Friday, June 5, 2009

Keeping a balance....

with life and God!! Wow! How hard is that? The more I read the Bible the more I want to read ...the more I read!! HA! Did I loose ya? The more I spend time in life the more I want to, the more I do! Ha! I am sure ya know what I mean! Anything that I do (ie:working, house chores, watch T.V., get on the computer, ride the four wheeler, swimming, taking care of "Shuga" the deer) other the read my bible, pray, go to church, talk about God/Jesus .....pulls me further from him it seems...so I am trying to find away to balance everything!! Basically I try to give time in the morning and/or night for reading the bible, pray 7 times a day (ok some of those prayers are just THANK YOU JESUS but those still count right??) I talk about him often....and attend Sunday morning church always!

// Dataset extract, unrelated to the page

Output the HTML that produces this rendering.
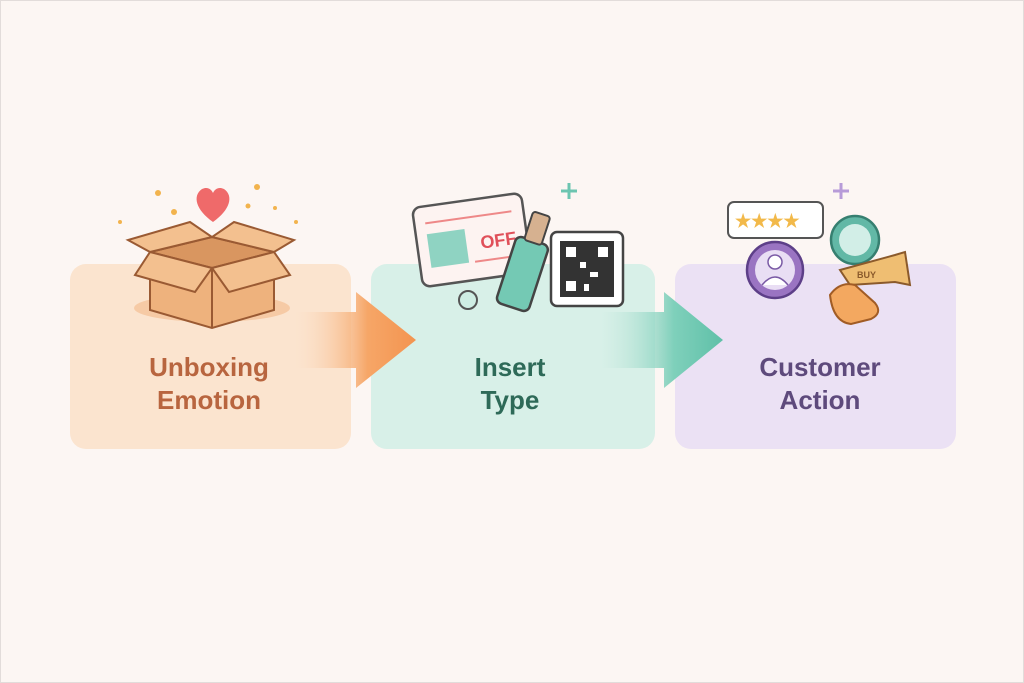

I don't know how other christians manage their lives but I am just learning ...kind of trial and error! THANK YOU JESUS! I Love you God!

Saturday, May 16, 2009

Just a thought...

I am noticing this-once I decided to take one little-bity-ity step toward him...he has actually grabbed my hand and lead me..never letting go! Once I begain reading my Bible and praying....everything is starting to fall into place like I love going to church, helping my fellow man/woman, I have a pretty constant smile on my face (even through situations that before would of really caused me to fall). I am starting to enjoy doing the good/right things in life. Like on my days off I want to get as much work as I can around the house as I can . I know this is not me it is him that lives in me. Because, I myself am nothing. But, I have had people ask me things about the bible or try to tell me things and I can "fight" the good fight with my "sword". I was blown away last night when I was able to answer someone questions and even give them the chapter I was talking about. I thank the holy spirit for taking over for me and using me as a vessel! I am conswtantly thirsting for more of him!

Thursday, May 14, 2009

Leviticus

That's the book I'm in and am beginning to enjoy it. I am finding that God doesn't leave room for doing certain things any other way then how he wants it done!!! It is amazing! He also had really firm punishments! Which makes me come to think that he dislikes disobedience very much!! I have always herd "the road to heaven is narrow, everyone is invited, but few get it " I still find my self dealing with certain aspects of my life that are maybe "lacking"-for example sometimes I get overwelmed and let anger get a hold of my mouth! I know not "cool" right? However, everytime I sin now days I KNOW at the VERY moment I feel a "pin-prick" in my heart!!!
Ok, if anyone has anything to "Add" -i.e.:your thoughts/point of view please comment! God Bless!